SET EXERCISE: Find every line in the records below that holds the word "standalone", and copy each one.
::::::::
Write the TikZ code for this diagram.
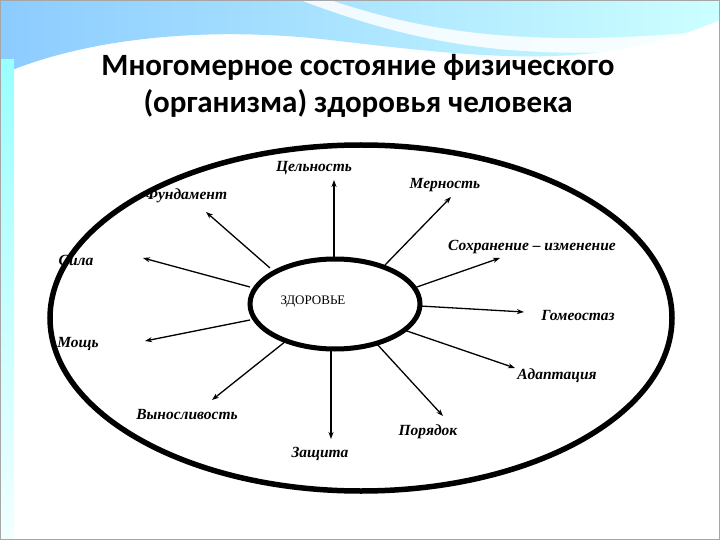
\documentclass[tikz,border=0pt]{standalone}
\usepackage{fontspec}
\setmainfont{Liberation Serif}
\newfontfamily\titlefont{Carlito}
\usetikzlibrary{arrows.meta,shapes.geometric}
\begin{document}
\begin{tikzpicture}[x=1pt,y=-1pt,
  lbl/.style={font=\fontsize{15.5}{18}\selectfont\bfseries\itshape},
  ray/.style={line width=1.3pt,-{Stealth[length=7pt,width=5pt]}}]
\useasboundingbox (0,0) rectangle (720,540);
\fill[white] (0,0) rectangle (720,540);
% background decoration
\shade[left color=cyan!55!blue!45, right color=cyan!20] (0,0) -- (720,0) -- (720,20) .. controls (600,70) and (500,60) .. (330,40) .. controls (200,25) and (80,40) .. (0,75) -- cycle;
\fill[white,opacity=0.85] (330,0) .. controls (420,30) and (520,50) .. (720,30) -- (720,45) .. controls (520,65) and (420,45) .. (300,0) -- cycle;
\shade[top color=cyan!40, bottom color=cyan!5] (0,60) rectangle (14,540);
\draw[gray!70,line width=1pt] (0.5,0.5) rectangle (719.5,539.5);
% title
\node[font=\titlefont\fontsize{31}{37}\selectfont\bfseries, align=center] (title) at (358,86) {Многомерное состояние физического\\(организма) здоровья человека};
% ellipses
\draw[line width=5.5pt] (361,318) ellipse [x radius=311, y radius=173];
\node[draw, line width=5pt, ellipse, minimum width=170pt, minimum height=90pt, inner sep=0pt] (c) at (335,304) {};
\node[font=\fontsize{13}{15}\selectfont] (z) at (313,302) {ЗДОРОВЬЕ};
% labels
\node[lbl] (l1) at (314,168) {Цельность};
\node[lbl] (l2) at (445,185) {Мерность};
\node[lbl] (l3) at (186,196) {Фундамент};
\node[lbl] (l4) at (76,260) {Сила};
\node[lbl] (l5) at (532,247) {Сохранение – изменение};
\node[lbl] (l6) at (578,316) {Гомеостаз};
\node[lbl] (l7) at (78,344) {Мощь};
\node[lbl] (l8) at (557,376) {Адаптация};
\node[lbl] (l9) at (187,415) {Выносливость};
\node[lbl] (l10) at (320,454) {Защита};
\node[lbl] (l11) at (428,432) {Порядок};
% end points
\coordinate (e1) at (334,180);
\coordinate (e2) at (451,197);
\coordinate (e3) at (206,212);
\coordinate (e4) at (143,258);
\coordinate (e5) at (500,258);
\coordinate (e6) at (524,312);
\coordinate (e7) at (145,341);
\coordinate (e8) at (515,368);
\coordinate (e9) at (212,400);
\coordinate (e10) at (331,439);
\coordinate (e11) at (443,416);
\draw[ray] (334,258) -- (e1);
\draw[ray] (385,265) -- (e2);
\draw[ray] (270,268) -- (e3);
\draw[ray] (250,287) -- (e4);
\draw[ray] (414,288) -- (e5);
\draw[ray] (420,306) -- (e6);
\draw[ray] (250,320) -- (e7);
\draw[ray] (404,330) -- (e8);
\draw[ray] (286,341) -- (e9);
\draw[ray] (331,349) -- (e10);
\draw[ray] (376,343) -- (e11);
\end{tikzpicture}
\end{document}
::::::::
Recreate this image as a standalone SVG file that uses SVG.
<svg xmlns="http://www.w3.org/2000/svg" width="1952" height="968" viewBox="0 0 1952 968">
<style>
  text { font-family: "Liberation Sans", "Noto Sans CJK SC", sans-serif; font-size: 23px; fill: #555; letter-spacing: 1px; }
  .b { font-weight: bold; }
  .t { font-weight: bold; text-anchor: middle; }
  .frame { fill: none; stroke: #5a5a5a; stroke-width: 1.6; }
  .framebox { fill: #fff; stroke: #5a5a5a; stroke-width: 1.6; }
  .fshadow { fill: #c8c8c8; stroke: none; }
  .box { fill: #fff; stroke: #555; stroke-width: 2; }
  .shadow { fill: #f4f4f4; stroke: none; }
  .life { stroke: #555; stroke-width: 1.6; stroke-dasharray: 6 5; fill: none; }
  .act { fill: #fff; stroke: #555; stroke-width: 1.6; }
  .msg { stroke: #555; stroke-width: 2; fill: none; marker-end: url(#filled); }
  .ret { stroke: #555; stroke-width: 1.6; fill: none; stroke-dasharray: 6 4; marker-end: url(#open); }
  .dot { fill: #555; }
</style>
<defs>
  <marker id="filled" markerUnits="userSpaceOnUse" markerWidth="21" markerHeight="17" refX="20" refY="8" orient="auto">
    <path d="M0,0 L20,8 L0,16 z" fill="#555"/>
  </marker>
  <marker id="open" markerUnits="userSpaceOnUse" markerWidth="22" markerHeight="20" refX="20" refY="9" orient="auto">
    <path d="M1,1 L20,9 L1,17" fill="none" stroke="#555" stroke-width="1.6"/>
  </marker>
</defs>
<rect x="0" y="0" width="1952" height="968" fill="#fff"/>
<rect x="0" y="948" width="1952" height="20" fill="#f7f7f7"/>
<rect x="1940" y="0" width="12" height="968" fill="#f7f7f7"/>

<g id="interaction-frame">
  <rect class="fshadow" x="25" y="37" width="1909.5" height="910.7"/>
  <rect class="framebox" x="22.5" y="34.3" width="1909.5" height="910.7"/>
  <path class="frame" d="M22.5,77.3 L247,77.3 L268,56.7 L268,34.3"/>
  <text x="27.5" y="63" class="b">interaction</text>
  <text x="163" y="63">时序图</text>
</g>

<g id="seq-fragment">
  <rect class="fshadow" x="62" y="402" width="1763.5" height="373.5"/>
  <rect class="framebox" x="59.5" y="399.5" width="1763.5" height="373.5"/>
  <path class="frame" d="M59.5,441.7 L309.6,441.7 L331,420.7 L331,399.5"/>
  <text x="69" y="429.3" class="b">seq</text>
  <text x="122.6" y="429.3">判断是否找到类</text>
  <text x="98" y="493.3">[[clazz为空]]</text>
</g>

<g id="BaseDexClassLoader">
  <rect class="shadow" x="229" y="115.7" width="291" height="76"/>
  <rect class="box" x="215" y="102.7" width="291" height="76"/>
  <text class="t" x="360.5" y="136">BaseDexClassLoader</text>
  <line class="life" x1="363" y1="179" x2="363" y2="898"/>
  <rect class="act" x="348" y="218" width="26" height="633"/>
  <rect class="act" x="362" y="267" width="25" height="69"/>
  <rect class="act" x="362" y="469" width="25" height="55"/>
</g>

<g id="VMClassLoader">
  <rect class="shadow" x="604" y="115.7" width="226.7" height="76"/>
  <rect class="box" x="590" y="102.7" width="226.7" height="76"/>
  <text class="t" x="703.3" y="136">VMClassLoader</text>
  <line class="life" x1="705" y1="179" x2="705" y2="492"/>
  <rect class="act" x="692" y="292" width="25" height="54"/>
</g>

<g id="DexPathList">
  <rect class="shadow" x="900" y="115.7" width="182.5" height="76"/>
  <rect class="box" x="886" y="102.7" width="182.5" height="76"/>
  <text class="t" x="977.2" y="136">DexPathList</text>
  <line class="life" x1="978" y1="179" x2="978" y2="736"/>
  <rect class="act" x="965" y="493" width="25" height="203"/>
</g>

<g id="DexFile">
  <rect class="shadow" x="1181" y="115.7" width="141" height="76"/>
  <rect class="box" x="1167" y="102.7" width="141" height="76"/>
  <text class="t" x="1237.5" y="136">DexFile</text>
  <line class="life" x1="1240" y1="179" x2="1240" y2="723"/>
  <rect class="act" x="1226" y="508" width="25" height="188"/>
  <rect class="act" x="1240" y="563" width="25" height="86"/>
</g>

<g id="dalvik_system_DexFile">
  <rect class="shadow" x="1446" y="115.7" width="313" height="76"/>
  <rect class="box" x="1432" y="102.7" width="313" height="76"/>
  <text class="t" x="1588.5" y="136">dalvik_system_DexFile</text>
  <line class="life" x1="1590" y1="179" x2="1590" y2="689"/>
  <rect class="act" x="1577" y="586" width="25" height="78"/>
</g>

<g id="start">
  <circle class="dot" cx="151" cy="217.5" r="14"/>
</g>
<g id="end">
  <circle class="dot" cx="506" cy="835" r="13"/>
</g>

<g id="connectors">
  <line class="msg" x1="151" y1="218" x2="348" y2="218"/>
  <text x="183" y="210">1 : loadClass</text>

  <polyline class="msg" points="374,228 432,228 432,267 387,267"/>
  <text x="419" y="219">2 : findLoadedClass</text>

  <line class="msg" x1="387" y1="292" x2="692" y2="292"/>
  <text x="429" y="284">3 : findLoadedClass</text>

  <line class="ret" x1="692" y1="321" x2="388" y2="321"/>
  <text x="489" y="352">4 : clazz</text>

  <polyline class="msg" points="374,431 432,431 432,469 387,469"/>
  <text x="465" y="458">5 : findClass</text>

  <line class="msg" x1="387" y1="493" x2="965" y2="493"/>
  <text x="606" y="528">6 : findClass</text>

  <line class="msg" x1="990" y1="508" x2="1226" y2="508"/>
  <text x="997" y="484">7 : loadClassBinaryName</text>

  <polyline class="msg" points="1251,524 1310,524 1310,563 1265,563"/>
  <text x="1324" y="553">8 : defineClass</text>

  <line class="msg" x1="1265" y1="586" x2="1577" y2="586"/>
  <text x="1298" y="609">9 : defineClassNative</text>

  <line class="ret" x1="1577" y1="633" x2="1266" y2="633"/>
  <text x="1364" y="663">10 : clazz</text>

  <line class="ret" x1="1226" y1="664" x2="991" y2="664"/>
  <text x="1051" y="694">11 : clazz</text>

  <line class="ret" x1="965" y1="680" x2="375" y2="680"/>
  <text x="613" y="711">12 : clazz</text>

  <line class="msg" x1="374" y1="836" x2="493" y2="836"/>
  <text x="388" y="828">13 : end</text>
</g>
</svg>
::::::::
REPLY:
\documentclass[tikz,border=0pt]{standalone}
Recreate this image as a standalone SVG file that uses SVG.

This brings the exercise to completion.